“He Knew the Rules: No Drinking and No Parties…”
I left my ADHD son home alone and trusted him not to use drugs or alcohol. I should have known better than to trust an ADHD teenage boy.
In a couple of previous posts I’ve written about my son turning twenty-one last May and my concern about his subsequent experiments with drinking. My own history as an ADHD alcoholic fueled and heightened my concern. But after talking with my wife Margaret, I decided that my son Harry was not me and that overreacting to my fears with restrictions and lectures wouldn’t help him make the right decisions.
So, when Margaret flew to L.A. for the closing week of my one-man ADHD show in June we left Harry at home alone to take care of the dog and look after the house while we were out of town and his sister stayed with friends.
It was honor system – he knew the rules – no parties and no drugs (which he promised us he hadn’t even tried and had no interest in). We called to check in and he seemed fine. Then three days later we got we got a phone call from Harry. He had some things he wanted to tell us before we heard it from the neighbors.
Apparently as soon as Margaret got on the plane our house turned into Animal House. Only in real life it wasn’t funny. It was a nightmare of loud parties, drinking, pot-smoking, and Harry’s drunken friends arguing with furious neighbors at three a.m. — one of whom is a cop — as the dog gets out and runs down the street.
Now, Harry told us most of it, but not all, Margaret got the complete scoop when she got home. But the problem was that at the time Margaret wasn’t going to be home for a couple of more days. So the task facing me was to handle Harry over the phone until Margaret got home to deal with him and the neighbors face-to-face.

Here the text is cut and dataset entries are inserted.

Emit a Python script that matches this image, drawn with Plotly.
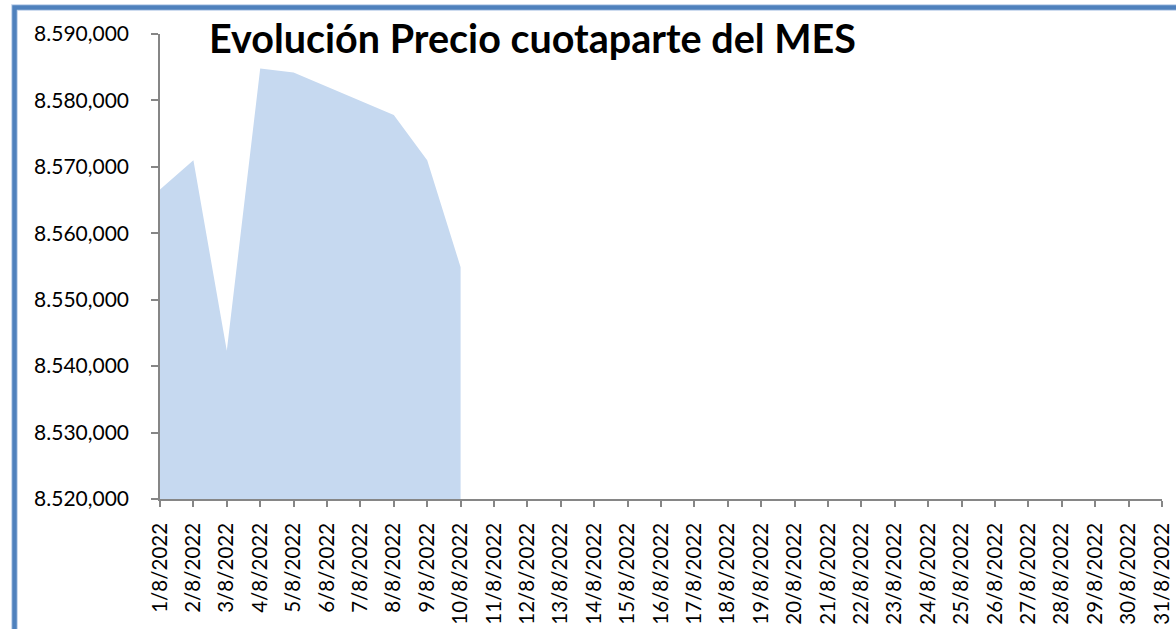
import plotly.graph_objects as go

dates = ["1/8/2022", "2/8/2022", "3/8/2022", "4/8/2022", "5/8/2022", "6/8/2022",
         "7/8/2022", "8/8/2022", "9/8/2022", "10/8/2022", "11/8/2022", "12/8/2022",
         "13/8/2022", "14/8/2022", "15/8/2022", "16/8/2022", "17/8/2022", "18/8/2022",
         "19/8/2022", "20/8/2022", "21/8/2022", "22/8/2022", "23/8/2022", "24/8/2022",
         "25/8/2022", "26/8/2022", "27/8/2022", "28/8/2022", "29/8/2022", "30/8/2022",
         "31/8/2022"]
prices = [8566.6, 8571.0, 8542.3, 8584.8, 8584.2, 8582.1, 8580.0, 8577.8, 8571.0, 8554.9]
y_ticks = [8520, 8530, 8540, 8550, 8560, 8570, 8580, 8590]
title_text = "Evolución Precio cuotaparte del MES"

W, H = 1176, 629
plot_left, plot_right, plot_top, plot_bottom = 160, 1162, 34, 499  # screen px
ml = plot_left
mt = plot_top
mr = W - plot_right
mb = H - plot_bottom
pw, ph = W - ml - mr, H - mt - mb

def px(xs):
    return (xs - ml) / pw

def py(ys):
    return (H - mb - ys) / ph

font_main = "Lato, 'Open Sans', sans-serif"
axis_col = "#868686"

fig = go.Figure()
fig.add_trace(go.Scatter(
    x=dates[:len(prices)], y=prices, mode="lines", fill="tozeroy",
    line=dict(width=0, color="#C6D9F0"), fillcolor="#C6D9F0",
    hoverinfo="x+y", showlegend=False,
))

fig.update_layout(
    width=W, height=H,
    margin=dict(l=ml, r=mr, t=mt, b=mb, pad=0, autoexpand=False),
    paper_bgcolor="white", plot_bgcolor="white",
    separators=",.",
    font=dict(family=font_main, color="black", size=21),
    xaxis=dict(
        type="category", categoryorder="array", categoryarray=dates,
        tickmode="array", tickvals=dates, ticktext=dates,
        range=[0, len(dates) - 1], tickangle=-90, automargin=False,
        showgrid=False, zeroline=False,
        showline=True, linecolor=axis_col, linewidth=1.5,
        ticks="outside", ticklen=6, tickcolor=axis_col, tickwidth=1.5,
        tickfont=dict(family=font_main, size=20.5, color="black"),
        ticklabelstandoff=8,
    ),
    yaxis=dict(
        range=[y_ticks[0], y_ticks[-1]], tickmode="array", tickvals=y_ticks,
        tickformat=",.3f", automargin=False,
        showgrid=False, zeroline=False,
        showline=True, linecolor=axis_col, linewidth=1.5,
        ticks="outside", ticklen=7, tickcolor=axis_col, tickwidth=1.5,
        tickfont=dict(family=font_main, size=21, color="black"),
        ticklabelstandoff=18,
    ),
    annotations=[dict(
        text="<b>" + title_text + "</b>", xref="paper", yref="paper",
        x=px(532), y=py(37), xanchor="center", yanchor="middle",
        showarrow=False, font=dict(family=font_main, size=39.5, color="black"),
    )],
    shapes=[
        dict(type="rect", xref="paper", yref="paper",
             x0=px(14.5), x1=px(W + 40), y0=py(H + 40), y1=py(7.5),
             line=dict(color="#BDD0EA", width=6.5), layer="above"),
        dict(type="rect", xref="paper", yref="paper",
             x0=px(14.5), x1=px(W + 40), y0=py(H + 40), y1=py(7.5),
             line=dict(color="#4F81BD", width=4.5), layer="above"),
    ],
)

fig.write_html(
    "out.html",
    config={"displayModeBar": False},
    post_script="document.body.style.margin='0';document.body.style.overflow='hidden';",
)
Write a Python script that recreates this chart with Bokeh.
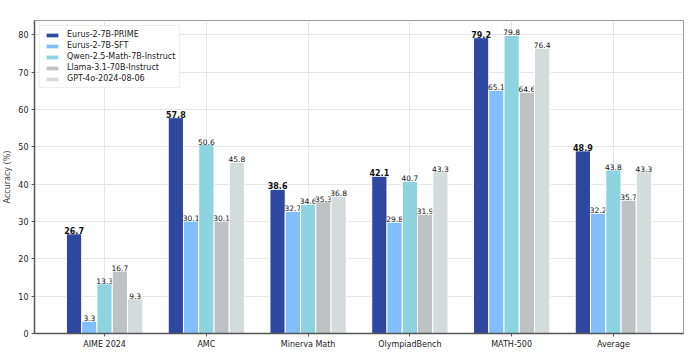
from bokeh.plotting import figure
from bokeh.models import FactorRange, ColumnDataSource, Legend, LegendItem, SingleIntervalTicker
from bokeh.transform import dodge
from bokeh.core.properties import value
from bokeh.embed import file_html
from bokeh.resources import INLINE

categories = ["AIME 2024", "AMC", "Minerva Math", "OlympiadBench", "MATH-500", "Average"]
models = ["Eurus-2-7B-PRIME", "Eurus-2-7B-SFT", "Qwen-2.5-Math-7B-Instruct",
          "Llama-3.1-70B-Instruct", "GPT-4o-2024-08-06"]
prime = [26.7, 57.8, 38.6, 42.1, 79.2, 48.9]
sft = [3.3, 30.1, 32.7, 29.8, 65.1, 32.2]
qwen = [13.3, 50.6, 34.6, 40.7, 79.8, 43.8]
llama = [16.7, 30.1, 35.3, 31.9, 64.6, 35.7]
gpt4o = [9.3, 45.8, 36.8, 43.3, 76.4, 43.3]
series = [prime, sft, qwen, llama, gpt4o]
colors = ["#2E48A0", "#82BFFA", "#8ED3E0", "#BEC2C4", "#D4DBDB"]

FONT = "DejaVu Sans"
p = figure(width=696, height=356, x_range=FactorRange(*categories, range_padding=0.063,
           range_padding_units="percent"), y_range=(0, 83.8),
           output_backend="svg", toolbar_location=None,
           min_border_left=0, min_border_right=13, min_border_top=20, min_border_bottom=23)
p.background_fill_color = "white"
p.border_fill_color = "white"
p.outline_line_color = "#999999"
p.outline_line_width = 1

width = 0.15
offsets = [-0.30, -0.15, 0.0, 0.15, 0.30]
items = []
for i, (name, vals, col) in enumerate(zip(models, series, colors)):
    src = ColumnDataSource(dict(cat=categories, val=vals,
                                lab=[f"{v:.1f}" for v in vals]))
    r = p.vbar(x=dodge("cat", offsets[i], range=p.x_range), top="val", width=width,
               source=src, fill_color=col, line_color="white", line_width=1)
    items.append(LegendItem(label=name, renderers=[r]))
    p.text(x=dodge("cat", offsets[i], range=p.x_range), y="val", text="lab", source=src,
           text_align="center", text_baseline="bottom", y_offset=0,
           text_font=value(FONT), text_font_size="7.5px" if i else "8px",
           text_font_style="bold" if i == 0 else "normal", text_color="#111111")

legend = Legend(items=items, location="top_left")
legend.label_text_font = FONT
legend.label_text_font_size = "8px"
legend.label_text_color = "#222222"
legend.glyph_width = 16
legend.glyph_height = 6
legend.label_height = 9
legend.spacing = 2
legend.padding = 4
legend.margin = 5
legend.border_line_color = "#dddddd"
legend.label_standoff = 7
p.add_layout(legend)

p.yaxis.ticker = SingleIntervalTicker(interval=10)
p.yaxis.axis_label = "Accuracy (%)"
p.yaxis.axis_label_text_font = FONT
p.yaxis.axis_label_text_font_size = "8px"
p.yaxis.axis_label_text_font_style = "normal"
p.yaxis.axis_label_standoff = 3
p.yaxis.major_label_standoff = 2
p.xaxis.major_label_standoff = 3
for ax in (p.xaxis, p.yaxis):
    ax.major_label_text_font = FONT
    ax.major_label_text_font_size = "8px"
    ax.major_label_text_color = "#222222"
    ax.axis_line_color = "#555555"
    ax.axis_line_width = 1.5
    ax.major_tick_line_color = "#555555"
    ax.major_tick_out = 3
    ax.major_tick_in = 0
    ax.minor_tick_line_color = None
p.xaxis.group_text_font_size = "8px"
p.xgrid.grid_line_color = "#e6e6e6"
p.ygrid.grid_line_color = "#e6e6e6"
p.xgrid.level = "underlay"
p.ygrid.level = "underlay"

open("out.html", "w").write(file_html(p, INLINE))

Okay – I’m freaking out – my head is exploding with the biggest “I told you so” in human history – or my human history, anyway. And this on top of full tilt fury slamming up against deep love and concern for my kid. And, hey, what about our poor dog – he had to have been scared silly by all of that insanity. And the other kids’ parents – legal issues. And damn it, he promised – but I knew, I did – I knew he wouldn’t be able to resist temptation – I was a twenty-one year-old kid once – but this isn’t about being a kid, this is about trust, ADHD, and alcohol, and the damage my boy can do to himself. This could have been even worse – what if someone had gotten seriously hurt? The more I think about it the more freaked and seriously pissed off I get. God, I’m going to tan that kid’s hide.
I pick up the phone, start punching in Harry’s number and then snap it closed. I have to do some breathing. A panic attack could undermine the righteously indignant avenging angel rant I’m planning to bring down on his head. But as I breathe, I remember the nightmares I poured into my parents’ lives when I was in my teens and twenties, and I realize that nothing I’ve been thinking about saying will help any of us. The truth is, I don’t really know what to say to Harry at all.
But I’m his dad – I have to figure out something – and fast.